The Supreme Court observed, “The entire exercise of allocation through Screening Committee route thus appears to suffer from the vice of arbitrariness and not following any objective criteria in determining as to who is to be selected or who is not to be selected. There is no evaluation of merit and no inter se comparison of the applicants. No chart of evaluation was prepared.”

It further held that the commercial mining of coal by State PSUs was in clear violation of the Coal Mines Nationalisation Act, 1973. In an article, Frontline (“For private interests”, February 7) had highlighted how private companies were entering into illegal joint ventures with State government PSUs. The mining operations were taken over by the private entities in these ventures, making substantial gains. A written submission by Sudip Shrivastava, an intervener in the case, had pointed this out. Along with the arbitrary allocation of coal blocks, this phenomenon of illegal commercial mining defeated the purpose of the nationalisation of coal mines for larger public interest by allowing private companies to make substantial benefits through the sale of coal. The purpose of making cheap coal available to end-use power projects was defeated.

The Supreme Court observed, “The Coal Mine Nationalisation Act and further amendments therein carried out in 1976 do not allow State government or State PSUs to mine coal for commercial use. This modus operandi has virtually defeated the legislative policy in the Act and winning and mining of coal mines has resultantly gone to the hands of private companies for commercial use.”

It refuted the contention of the then Attorney General Goolam E. Vahanvati that the allocation of a coal block to individuals or companies does not bestow any rights on them. It also emphasised that the Centre’s letters awarding allocation curtailed the role of the State governments as underlined by the Mines and Minerals (Development and Regulation) Act, 1957, and reduced their role to fulfilling mere formalities. The court observed: “As a matter of fact, the allocation letter by the Central government leaves practically or apparently nothing for the State government to decide save and except to carry out the formality of processing the application and for execution of the lease deed with the beneficiary selected by the Central government.”

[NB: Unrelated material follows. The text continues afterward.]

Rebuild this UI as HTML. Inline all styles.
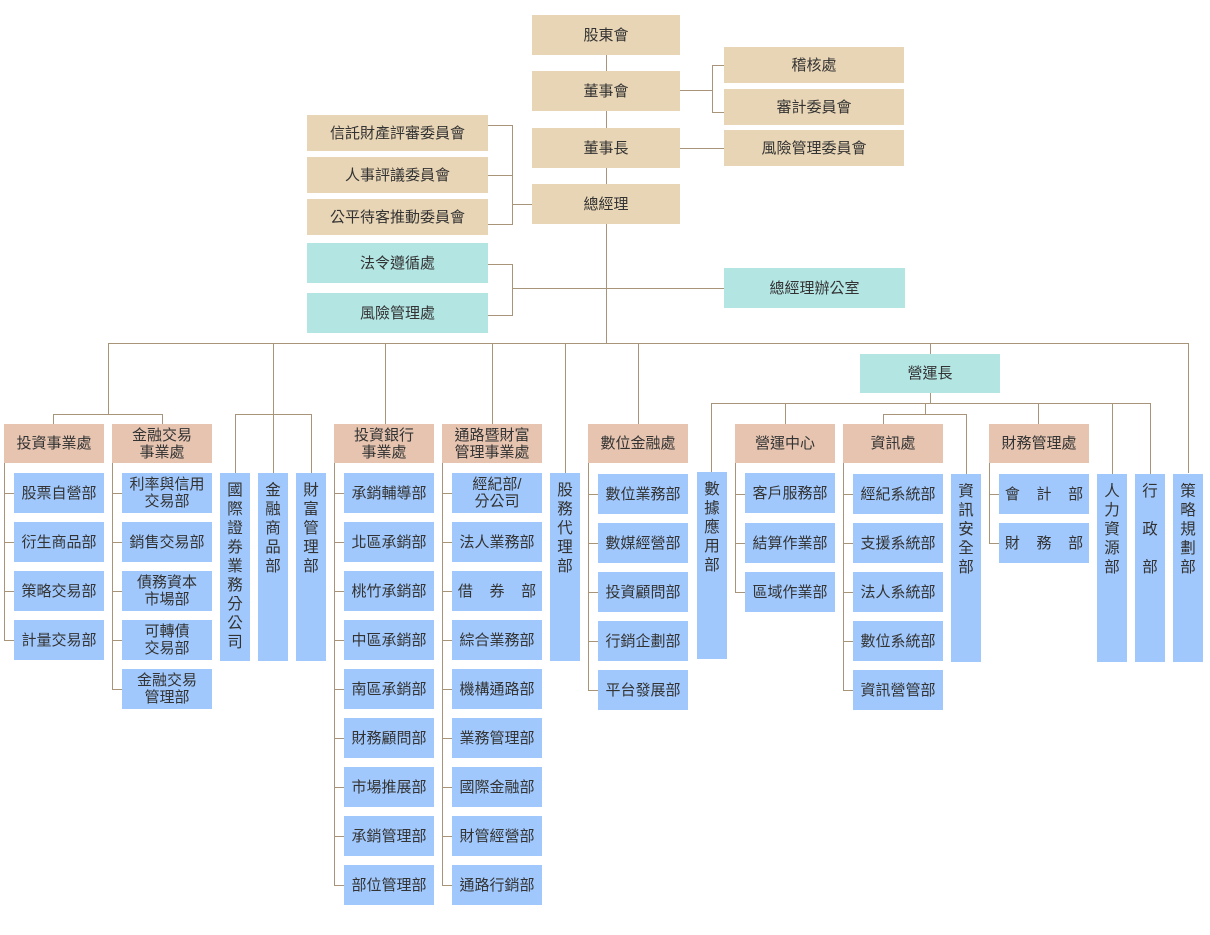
<!DOCTYPE html>
<html><head><meta charset="utf-8"><style>
*{margin:0;padding:0;box-sizing:border-box}
body{width:1210px;height:935px;background:#fff;position:relative;overflow:hidden;font-family:"Liberation Sans","Noto Sans CJK TC",sans-serif;color:#333;font-size:15px}
.b{position:absolute;display:flex;align-items:center;justify-content:center;text-align:center;line-height:17px;white-space:nowrap}
.t{background:#e8d5b5}.s{background:#e6c4b0}.u{background:#a1c8fc}.c{background:#b3e5e3}
.v{position:absolute;background:#a1c8fc;text-align:center;line-height:19px;padding-top:8px;font-size:15.5px}
.h,.w{position:absolute;background:#a89478}
.h{height:1px}.w{width:1px}
</style></head><body>
<div class="w" style="left:606px;top:55px;height:288px"></div>
<div class="b t" style="left:532px;top:15px;width:148px;height:40px">股東會</div>
<div class="b t" style="left:532px;top:71px;width:148px;height:40px">董事會</div>
<div class="b t" style="left:532px;top:128px;width:148px;height:40px">董事長</div>
<div class="b t" style="left:532px;top:184px;width:148px;height:40px">總經理</div>
<div class="h" style="left:680px;top:90px;width:32px"></div>
<div class="w" style="left:712px;top:65px;height:47px"></div>
<div class="h" style="left:712px;top:65px;width:12px"></div>
<div class="h" style="left:712px;top:112px;width:12px"></div>
<div class="b t" style="left:724px;top:47px;width:180px;height:36px">稽核處</div>
<div class="b t" style="left:724px;top:89px;width:180px;height:36px">審計委員會</div>
<div class="h" style="left:680px;top:148px;width:44px"></div>
<div class="b t" style="left:724px;top:130px;width:180px;height:36px">風險管理委員會</div>
<div class="h" style="left:488px;top:125px;width:24px"></div>
<div class="h" style="left:488px;top:175px;width:24px"></div>
<div class="h" style="left:488px;top:224px;width:24px"></div>
<div class="w" style="left:512px;top:125px;height:100px"></div>
<div class="h" style="left:512px;top:204px;width:20px"></div>
<div class="b t" style="left:307px;top:115px;width:181px;height:36px">信託財產評審委員會</div>
<div class="b t" style="left:307px;top:157px;width:181px;height:36px">人事評議委員會</div>
<div class="b t" style="left:307px;top:199px;width:181px;height:36px">公平待客推動委員會</div>
<div class="h" style="left:488px;top:264px;width:24px"></div>
<div class="h" style="left:488px;top:315px;width:24px"></div>
<div class="w" style="left:512px;top:264px;height:52px"></div>
<div class="h" style="left:512px;top:288px;width:212px"></div>
<div class="b c" style="left:307px;top:243px;width:181px;height:40px">法令遵循處</div>
<div class="b c" style="left:307px;top:293px;width:181px;height:40px">風險管理處</div>
<div class="b c" style="left:724px;top:268px;width:181px;height:40px">總經理辦公室</div>
<div class="h" style="left:108px;top:343px;width:1081px"></div>
<div class="w" style="left:108px;top:343px;height:71px"></div>
<div class="w" style="left:273px;top:343px;height:130px"></div>
<div class="w" style="left:385px;top:343px;height:81px"></div>
<div class="w" style="left:492px;top:343px;height:81px"></div>
<div class="w" style="left:565px;top:343px;height:130px"></div>
<div class="w" style="left:638px;top:343px;height:81px"></div>
<div class="w" style="left:930px;top:343px;height:11px"></div>
<div class="w" style="left:1188px;top:343px;height:130px"></div>
<div class="h" style="left:53px;top:414px;width:110px"></div>
<div class="w" style="left:53px;top:414px;height:10px"></div>
<div class="w" style="left:162px;top:414px;height:10px"></div>
<div class="b s" style="left:4px;top:424px;width:100px;height:39px">投資事業處</div>
<div class="b s" style="left:112px;top:424px;width:100px;height:39px">金融交易<br>事業處</div>
<div class="w" style="left:4px;top:463px;height:177px"></div>
<div class="h" style="left:4px;top:493px;width:10px"></div><div class="h" style="left:4px;top:542px;width:10px"></div><div class="h" style="left:4px;top:591px;width:10px"></div><div class="h" style="left:4px;top:640px;width:10px"></div>
<div class="b u" style="left:14px;top:473px;width:90px;height:40px">股票自營部</div>
<div class="b u" style="left:14px;top:522px;width:90px;height:40px">衍生商品部</div>
<div class="b u" style="left:14px;top:571px;width:90px;height:40px">策略交易部</div>
<div class="b u" style="left:14px;top:620px;width:90px;height:40px">計量交易部</div>
<div class="w" style="left:112px;top:463px;height:226px"></div>
<div class="h" style="left:112px;top:493px;width:10px"></div><div class="h" style="left:112px;top:542px;width:10px"></div><div class="h" style="left:112px;top:591px;width:10px"></div><div class="h" style="left:112px;top:640px;width:10px"></div><div class="h" style="left:112px;top:689px;width:10px"></div>
<div class="b u" style="left:122px;top:473px;width:90px;height:40px">利率與信用<br>交易部</div>
<div class="b u" style="left:122px;top:522px;width:90px;height:40px">銷售交易部</div>
<div class="b u" style="left:122px;top:571px;width:90px;height:40px">債務資本<br>市場部</div>
<div class="b u" style="left:122px;top:620px;width:90px;height:40px">可轉債<br>交易部</div>
<div class="b u" style="left:122px;top:669px;width:90px;height:40px">金融交易<br>管理部</div>
<div class="h" style="left:235px;top:414px;width:77px"></div>
<div class="w" style="left:235px;top:414px;height:59px"></div>
<div class="w" style="left:311px;top:414px;height:59px"></div>
<div class="v" style="left:220px;top:473px;width:30px;height:188px">國<br>際<br>證<br>券<br>業<br>務<br>分<br>公<br>司</div>
<div class="v" style="left:258px;top:473px;width:30px;height:188px">金<br>融<br>商<br>品<br>部</div>
<div class="v" style="left:296px;top:473px;width:30px;height:188px">財<br>富<br>管<br>理<br>部</div>
<div class="b s" style="left:334px;top:424px;width:100px;height:39px">投資銀行<br>事業處</div>
<div class="w" style="left:334px;top:463px;height:422px"></div>
<div class="h" style="left:334px;top:493px;width:10px"></div><div class="h" style="left:334px;top:542px;width:10px"></div><div class="h" style="left:334px;top:591px;width:10px"></div><div class="h" style="left:334px;top:640px;width:10px"></div><div class="h" style="left:334px;top:689px;width:10px"></div><div class="h" style="left:334px;top:738px;width:10px"></div><div class="h" style="left:334px;top:787px;width:10px"></div><div class="h" style="left:334px;top:836px;width:10px"></div><div class="h" style="left:334px;top:885px;width:10px"></div>
<div class="b u" style="left:344px;top:473px;width:90px;height:40px">承銷輔導部</div>
<div class="b u" style="left:344px;top:522px;width:90px;height:40px">北區承銷部</div>
<div class="b u" style="left:344px;top:571px;width:90px;height:40px">桃竹承銷部</div>
<div class="b u" style="left:344px;top:620px;width:90px;height:40px">中區承銷部</div>
<div class="b u" style="left:344px;top:669px;width:90px;height:40px">南區承銷部</div>
<div class="b u" style="left:344px;top:718px;width:90px;height:40px">財務顧問部</div>
<div class="b u" style="left:344px;top:767px;width:90px;height:40px">市場推展部</div>
<div class="b u" style="left:344px;top:816px;width:90px;height:40px">承銷管理部</div>
<div class="b u" style="left:344px;top:865px;width:90px;height:40px">部位管理部</div>
<div class="b s" style="left:442px;top:424px;width:100px;height:39px">通路暨財富<br>管理事業處</div>
<div class="w" style="left:442px;top:463px;height:422px"></div>
<div class="h" style="left:442px;top:493px;width:10px"></div><div class="h" style="left:442px;top:542px;width:10px"></div><div class="h" style="left:442px;top:591px;width:10px"></div><div class="h" style="left:442px;top:640px;width:10px"></div><div class="h" style="left:442px;top:689px;width:10px"></div><div class="h" style="left:442px;top:738px;width:10px"></div><div class="h" style="left:442px;top:787px;width:10px"></div><div class="h" style="left:442px;top:836px;width:10px"></div><div class="h" style="left:442px;top:885px;width:10px"></div>
<div class="b u" style="left:452px;top:473px;width:90px;height:40px">經紀部/<br>分公司</div>
<div class="b u" style="left:452px;top:522px;width:90px;height:40px">法人業務部</div>
<div class="b u" style="left:452px;top:571px;width:90px;height:40px">借&nbsp;&nbsp;&nbsp;&nbsp;券&nbsp;&nbsp;&nbsp;&nbsp;部</div>
<div class="b u" style="left:452px;top:620px;width:90px;height:40px">綜合業務部</div>
<div class="b u" style="left:452px;top:669px;width:90px;height:40px">機構通路部</div>
<div class="b u" style="left:452px;top:718px;width:90px;height:40px">業務管理部</div>
<div class="b u" style="left:452px;top:767px;width:90px;height:40px">國際金融部</div>
<div class="b u" style="left:452px;top:816px;width:90px;height:40px">財管經營部</div>
<div class="b u" style="left:452px;top:865px;width:90px;height:40px">通路行銷部</div>
<div class="v" style="left:550px;top:473px;width:30px;height:188px">股<br>務<br>代<br>理<br>部</div>
<div class="b s" style="left:588px;top:424px;width:100px;height:39px">數位金融處</div>
<div class="w" style="left:588px;top:463px;height:227px"></div>
<div class="h" style="left:588px;top:494px;width:10px"></div><div class="h" style="left:588px;top:543px;width:10px"></div><div class="h" style="left:588px;top:592px;width:10px"></div><div class="h" style="left:588px;top:641px;width:10px"></div><div class="h" style="left:588px;top:690px;width:10px"></div>
<div class="b u" style="left:598px;top:474px;width:90px;height:40px">數位業務部</div>
<div class="b u" style="left:598px;top:523px;width:90px;height:40px">數媒經營部</div>
<div class="b u" style="left:598px;top:572px;width:90px;height:40px">投資顧問部</div>
<div class="b u" style="left:598px;top:621px;width:90px;height:40px">行銷企劃部</div>
<div class="b u" style="left:598px;top:670px;width:90px;height:40px">平台發展部</div>
<div class="b c" style="left:860px;top:354px;width:140px;height:39px">營運長</div>
<div class="w" style="left:930px;top:393px;height:10px"></div>
<div class="h" style="left:711px;top:403px;width:440px"></div>
<div class="w" style="left:711px;top:403px;height:69px"></div>
<div class="w" style="left:785px;top:403px;height:21px"></div>
<div class="w" style="left:925px;top:403px;height:11px"></div>
<div class="h" style="left:883px;top:414px;width:84px"></div>
<div class="w" style="left:883px;top:414px;height:10px"></div>
<div class="w" style="left:966px;top:414px;height:60px"></div>
<div class="w" style="left:1038px;top:403px;height:21px"></div>
<div class="w" style="left:1112px;top:403px;height:71px"></div>
<div class="w" style="left:1150px;top:403px;height:71px"></div>
<div class="v" style="left:697px;top:472px;width:30px;height:187px">數<br>據<br>應<br>用<br>部</div>
<div class="b s" style="left:735px;top:424px;width:100px;height:39px">營運中心</div>
<div class="w" style="left:735px;top:463px;height:130px"></div>
<div class="h" style="left:735px;top:494px;width:10px"></div><div class="h" style="left:735px;top:543px;width:10px"></div><div class="h" style="left:735px;top:592px;width:10px"></div>
<div class="b u" style="left:745px;top:473px;width:90px;height:40px">客戶服務部</div>
<div class="b u" style="left:745px;top:523px;width:90px;height:40px">結算作業部</div>
<div class="b u" style="left:745px;top:572px;width:90px;height:40px">區域作業部</div>
<div class="b s" style="left:843px;top:424px;width:100px;height:39px">資訊處</div>
<div class="w" style="left:843px;top:463px;height:227px"></div>
<div class="h" style="left:843px;top:494px;width:10px"></div><div class="h" style="left:843px;top:543px;width:10px"></div><div class="h" style="left:843px;top:592px;width:10px"></div><div class="h" style="left:843px;top:641px;width:10px"></div><div class="h" style="left:843px;top:690px;width:10px"></div>
<div class="b u" style="left:853px;top:474px;width:90px;height:40px">經紀系統部</div>
<div class="b u" style="left:853px;top:523px;width:90px;height:40px">支援系統部</div>
<div class="b u" style="left:853px;top:572px;width:90px;height:40px">法人系統部</div>
<div class="b u" style="left:853px;top:621px;width:90px;height:40px">數位系統部</div>
<div class="b u" style="left:853px;top:670px;width:90px;height:40px">資訊營管部</div>
<div class="v" style="left:951px;top:474px;width:30px;height:188px">資<br>訊<br>安<br>全<br>部</div>
<div class="b s" style="left:989px;top:424px;width:100px;height:39px">財務管理處</div>
<div class="w" style="left:989px;top:463px;height:81px"></div>
<div class="h" style="left:989px;top:494px;width:10px"></div><div class="h" style="left:989px;top:543px;width:10px"></div>
<div class="b u" style="left:999px;top:474px;width:90px;height:40px">會&nbsp;&nbsp;&nbsp;&nbsp;計&nbsp;&nbsp;&nbsp;&nbsp;部</div>
<div class="b u" style="left:999px;top:523px;width:90px;height:40px">財&nbsp;&nbsp;&nbsp;&nbsp;務&nbsp;&nbsp;&nbsp;&nbsp;部</div>
<div class="v" style="left:1097px;top:474px;width:30px;height:188px">人<br>力<br>資<br>源<br>部</div>
<div class="v" style="left:1135px;top:474px;width:30px;height:188px">行<br><br>政<br><br>部</div>
<div class="v" style="left:1173px;top:474px;width:30px;height:188px">策<br>略<br>規<br>劃<br>部</div>
</body></html>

It further said: “The practice and procedure for allocation of coal blocks by the Central government through the administrative route is clearly inconsistent with the law already enacted or the rules framed.” Interestingly, the government of Odisha had objected to this procedure of allotment. In its January 24 issue, Frontline (“Vassal States?”) had highlighted this anomaly by analysing the affidavits filed by the respective State governments.

Future of allocations

Though the court declared the allocations of coal blocks illegal, it has not yet clarified what will happen to the allocations made through the procedures it found arbitrary. A hearing posted for September 1 will determine that aspect.

Senior lawyer Prashant Bhushan, who argued for Common Cause, said: “The court has carried out its duty in striking down arbitrary executive action, which is in violation of the provisions of the Constitution. At present, either all the allocations can be cancelled and the coal blocks can be put up for auction again by the government or the coal blocks can be all awarded to the public sector entity Coal India Limited. The only issue for consideration is whether any transition time is required to take away mine materials from the companies, which are already engaged in mining in the coal blocks.”

Bhushan also rejected the contention of sections of the industry that de-allocation of coal blocks will destabilise the economy. He said: “This is the standard response of the apologists for crony capitalism, including those in the financial media. The reality is that a number of coal blocks are lying unexplored because they were allocated to companies that did not have any expertise in mining. A fair and transparent auction of coal blocks will only enrich the public exchequer and serve the larger public interest.”

Advocate Sanjay Parikh, who had argued on behalf of Sudip Shrivastava, is in favour of awarding the coal blocks to Coal India. He said: “According to Article 39 of the Constitution, the government is the custodian of natural resources, and as a trustee it is supposed to facilitate the utilisation of natural resources in the best possible manner in larger public interest and not just to enrich private companies. In my view, the unjust enrichment of private companies who have benefitted from the arbitrary allocations has to be remedied. This can only be done by cancelling the allocations. In order to ensure uninterrupted supply for power plants which are dependent on coal, the best move in this scenario would be to award the coal blocks to Coal India Limited. The companies who were found to be benefitting from capricious allocations should be barred from bidding if there is a new round of auctions.”

Sudip Shrivatsava, who is a lawyer, argued that even mines that have started production should be de-allocated. He highlighted the significant commercial gains made by some of the companies involved, “The companies which were awarded coal blocks illegally have already made significant gains on their investment through the extraction of coal. Therefore, there is no reason to not de-allocate these blocks. For instance, the Gare Palma IV/ 2 and IV/ 3 coal blocks in Chhattisgarh were allocated to Jindal Steel and Power Limited in 2007. According to the government’s own affidavit, the company had an initial investment of Rs.303.84 crore with a production capacity of 5 million tonnes per annum. Even if one makes an estimate using the notified price of F-grade coal sold by Coal India Limited, the company would have made about Rs.2,400 crore through the sale of coal.

The same company had invested Rs.300 crore in Gare Palma IV/1 which has been producing coal since 2002. It would have sold coal worth Rs.3,500 crore. Similarly, Hindalco made an initial investment of Rs.40.62 crore in the Talabira I coal block in Odisha. The coal mine has been producing coal from 2007 with a production capacity of 10 million tonnes per annum. It would have sold coal worth Rs.800 crore. So the argument that the companies are going to suffer if their allocations are cancelled is completely flawed. In the interest of fairness and public interest, all these allocations should be cancelled.”